Recently went home to see the family and I came across this:
They served food out of a trailer that read "Chihuahua" on the side. From an advertising standpoint, probably not the best marketing campaign -- unless you're from one of those third world countries and dogs are a delicacy.
Don Juan is currently in a support group, but he tries to put on a brave face.
In other news, I worked on my completely neurotic fear of heights recently as I rode to the top of this "Ewok" tower in Hot Springs, Ark.
I am completely petrified of heights. Seriously, I can't even stand on a chair. I even get scared when other people aren't on the ground.

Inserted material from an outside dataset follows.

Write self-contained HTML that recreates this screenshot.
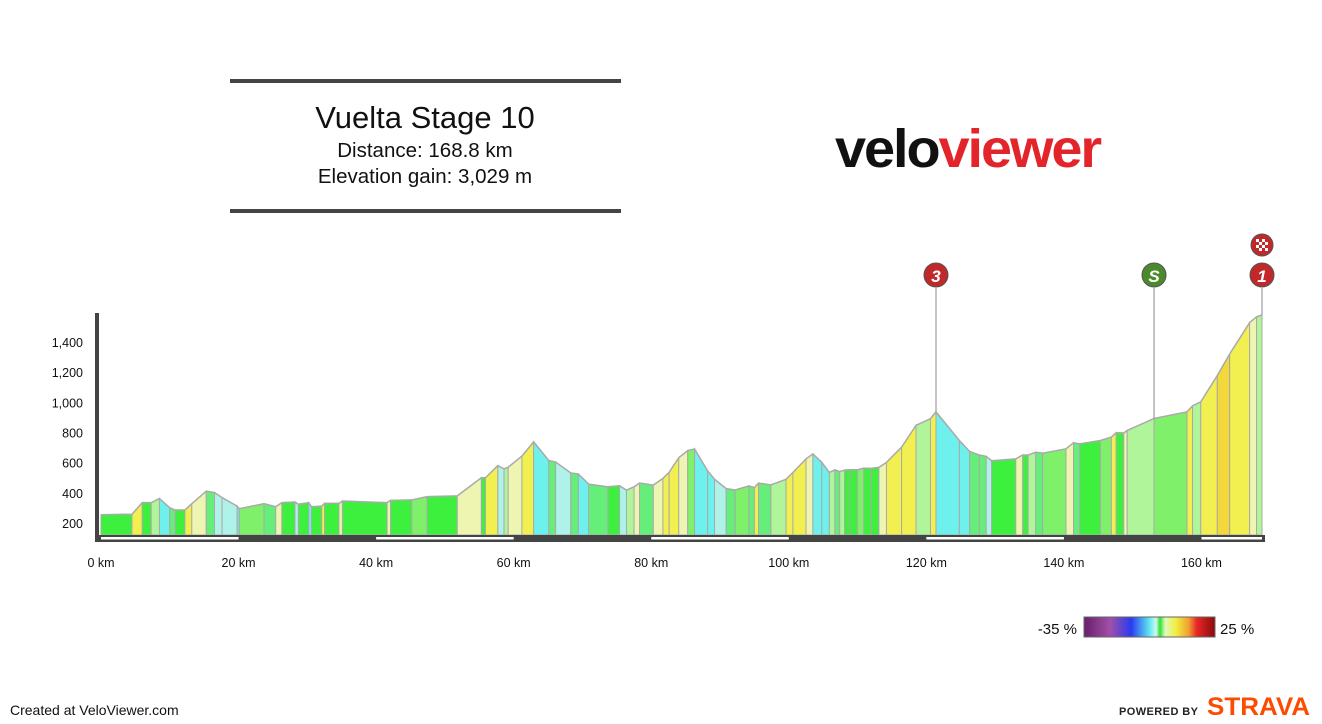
<!DOCTYPE html>
<html><head><meta charset="utf-8"><style>
html,body{margin:0;padding:0;background:#fff;}
svg{display:block;font-family:"Liberation Sans",Arial,sans-serif;}
</style></head><body>
<svg id="chart" width="1322" height="724" viewBox="0 0 1322 724">
  <g>
    <rect x="230" y="79" width="391" height="4" fill="#444"/>
    <rect x="230" y="209" width="391" height="4" fill="#444"/>
    <text x="425" y="128" text-anchor="middle" font-size="31" fill="#111">Vuelta Stage 10</text>
    <text x="425" y="157" text-anchor="middle" font-size="20.5" fill="#111">Distance: 168.8 km</text>
    <text x="425" y="183" text-anchor="middle" font-size="20.5" fill="#111">Elevation gain: 3,029 m</text>
  </g>
  <text x="835" y="167" font-size="54" font-weight="bold" textLength="265" lengthAdjust="spacingAndGlyphs" letter-spacing="-2"><tspan fill="#111">velo</tspan><tspan fill="#e3242b">viewer</tspan></text>
  <g id="profile"></g>
  <g id="axes"></g>
  <g id="markers"></g>
  <g>
    <defs><linearGradient id="lg" x1="0" x2="1">
      <stop offset="0" stop-color="#6a1e6a"/><stop offset="0.2" stop-color="#a050a8"/><stop offset="0.36" stop-color="#2a3af0"/><stop offset="0.5" stop-color="#60e8f0"/><stop offset="0.55" stop-color="#d0f8f0"/><stop offset="0.58" stop-color="#30e030"/><stop offset="0.62" stop-color="#e0f8c0"/><stop offset="0.7" stop-color="#f0f040"/><stop offset="0.8" stop-color="#f0a030"/><stop offset="0.86" stop-color="#e82828"/><stop offset="1" stop-color="#8a0a0a"/>
    </linearGradient></defs>
    <text x="1077" y="634" text-anchor="end" font-size="15" fill="#111">-35 %</text>
    <rect x="1084" y="617" width="131" height="20" fill="url(#lg)" stroke="#666" stroke-width="1"/>
    <text x="1220" y="634" font-size="15" fill="#111">25 %</text>
  </g>
  <text x="10" y="715" font-size="14" fill="#111">Created at VeloViewer.com</text>
  <text x="1119" y="715" font-size="11" font-weight="bold" fill="#222" textLength="79" lengthAdjust="spacing">POWERED BY</text>
  <text x="1207" y="715" font-size="25" font-weight="bold" fill="#fc4c02" textLength="103" lengthAdjust="spacingAndGlyphs">STRAVA</text>
</svg>
<script>
const distKm = [0,4.5,6.0,7.3,8.5,10.0,10.8,12.2,13.2,15.3,16.5,17.6,19.8,20.1,23.7,25.4,26.3,28.2,28.7,30.2,30.6,32.1,32.5,34.6,35.1,41.6,42.1,45.2,47.4,51.8,55.3,55.9,57.7,58.6,59.2,61.2,62.9,65.1,66.1,68.3,69.4,70.9,73.7,75.4,76.4,77.5,78.3,80.3,81.7,82.6,84.0,85.3,86.3,88.2,89.2,90.9,92.2,94.2,95.0,95.6,97.4,99.6,100.6,102.5,103.5,104.8,105.9,106.7,107.4,108.1,108.9,110.0,110.9,112.0,113.1,114.2,116.4,118.5,120.6,121.4,124.8,126.3,127.7,128.7,129.5,133.0,134.0,134.8,135.9,136.9,140.3,141.4,142.3,145.3,146.9,147.6,148.7,149.2,153.1,157.9,158.7,159.9,162.3,164.1,167.0,168.0,168.8];
const elevM = [255,258,335,335,362,301,286,286,328,411,402,368,312,295,328,308,335,339,324,335,308,312,330,330,346,335,350,353,375,380,500,500,581,559,570,644,738,615,604,532,525,458,440,447,418,440,465,451,496,536,633,680,691,546,490,428,419,446,435,464,453,490,535,625,658,602,535,553,540,551,553,553,564,562,569,602,703,848,892,937,747,674,651,642,613,625,651,651,669,663,692,732,725,747,770,799,797,814,893,937,977,1004,1178,1321,1529,1567,1580];
const yTicks = [200,400,600,800,1000,1200,1400];
const yTickLabels = ["200","400","600","800","1,000","1,200","1,400"];
const xTicks = [0,20,40,60,80,100,120,140,160];
const climbNames = ["3","S","1"];
const climbKm = [121.4,153.1,168.8];

const NS="http://www.w3.org/2000/svg";
const X0=101, KMPX=6.878, Y0=523, MPX=0.1508, BASE=535;
const xs = km => X0 + km*KMPX;
const ys = e => Y0 - (e-200)*MPX;
function mk(tag, attrs, parent){const el=document.createElementNS(NS,tag);for(const k in attrs)el.setAttribute(k,attrs[k]);parent.appendChild(el);return el;}
function col(g){
  if(g<-4) return "#6ef0ec"; if(g<-2) return "#aef2ea"; if(g<-0.5) return "#66ee7a";
  if(g<0.8) return "#3ef03e"; if(g<1.5) return "#7ef06a"; if(g<2.5) return "#b0f59a";
  if(g<4) return "#eef5b0"; if(g<7.6) return "#f2f050"; return "#f2d83a";
}
const prof=document.getElementById('profile');
for(let i=0;i<distKm.length-1;i++){
  const g=(elevM[i+1]-elevM[i])/((distKm[i+1]-distKm[i])*10);
  const x1=xs(distKm[i]),x2=xs(distKm[i+1]);
  const p=mk('polygon',{points:`${x1},${BASE} ${x1},${ys(elevM[i])} ${x2},${ys(elevM[i+1])} ${x2},${BASE}`,fill:col(g),stroke:'#aaa','stroke-width':'1'},prof);
  
  
}
const ol=mk('polyline',{points:distKm.map((d,i)=>xs(d)+','+ys(elevM[i])).join(' '),fill:'none',stroke:'#aaa','stroke-width':'1.5'},prof);



const ax=document.getElementById('axes');
const ya=mk('rect',{x:95,y:313,width:4,height:229,fill:'#444'},ax);


const xa=mk('rect',{x:95,y:535,width:1170,height:7,fill:'#444'},ax);


yTicks.forEach((v,i)=>{
  const t=mk('text',{x:83,y:ys(v)+5,'text-anchor':'end','font-size':'12.5',fill:'#111'},ax);
  t.textContent=yTickLabels[i];
  
  
});
xTicks.forEach((v,i)=>{
  const t=mk('text',{x:xs(v),y:567,'text-anchor':'middle','font-size':'12.5',fill:'#111'},ax);
  t.textContent=v+' km';
  
  
  if(i%2===0){
    const end=Math.min(v+20,distKm[distKm.length-1]);
    const s=mk('rect',{x:xs(v),y:537,width:xs(end)-xs(v),height:2.5,fill:'#fff'},ax);
    
    
  }
});

const mg=document.getElementById('markers');
function elevAt(km){for(let i=0;i<distKm.length-1;i++){if(km<=distKm[i+1]){const f=(km-distKm[i])/(distKm[i+1]-distKm[i]);return elevM[i]+f*(elevM[i+1]-elevM[i]);}}return elevM[elevM.length-1];}
climbNames.forEach((n,i)=>{
  const x=xs(climbKm[i]);
  const ln=mk('line',{x1:x,y1:288,x2:x,y2:ys(elevAt(climbKm[i])),stroke:'#888','stroke-width':'1'},mg);
  
  
  const c=mk('circle',{cx:x,cy:275,r:12,fill:n==='S'?'#4a8a2a':'#c0282a',stroke:'#555','stroke-width':'1'},mg);
  
  
  const t=mk('text',{x:x,y:282,'text-anchor':'middle','font-size':'17','font-weight':'bold','font-style':'italic',fill:'#fff'},mg);
  t.textContent=n;
  
  
});
const fx=xs(distKm[distKm.length-1]);
const fc=mk('circle',{cx:fx,cy:245,r:11,fill:'#c0282a',stroke:'#555','stroke-width':'1'},mg);


for(let r=0;r<4;r++)for(let c=0;c<4;c++){if((r+c)%2===0){
  const q=mk('rect',{x:fx-6+c*3,y:239+r*3,width:3,height:3,fill:'#fff'},mg);
  
  
}}
</script>
</body></html>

So, my sweetie and I go to this mountain tower, and of course, sweetie wants to go up to the top. Even the girl behind the register is trying to "sell" me on going up there. By the way, her pitch -- "There is an entire history of Bill Clinton on the top level."
Seriously. Bill Clinton is going to get me up that dang tower? One moment while I chuckle. Ha. He. He. He. Ha.
Anyway, sweetie convinces me, and we walk to the elevator. It opens, and the entire back is glass. I mean, it was obviously my day for a nervous breakdown.
After some more coaxing, I get into that glass death chamber and squash my face into the corner next to the buttons. I felt I would be okay getting on and off if I could just stare into that corner and not think about being in a freaking mountain tower.
But, NO! That damn elevator "talked" the entire trip -- "The Hot Springs Mountain tower is 3,452 feet above the city of Hot Springs. See the sweeping views of the valley down below...."
I was obviously being punished for something I had done in the past.
Finally at the top, it was as if I were in a high rise building. I didn't freak out and embarrass sweetie in front of the other tourists. It really wasn't so bad -- except all the Bill Clinton crap.
Until, we had to come down again in Willie Wonka's talking elevator.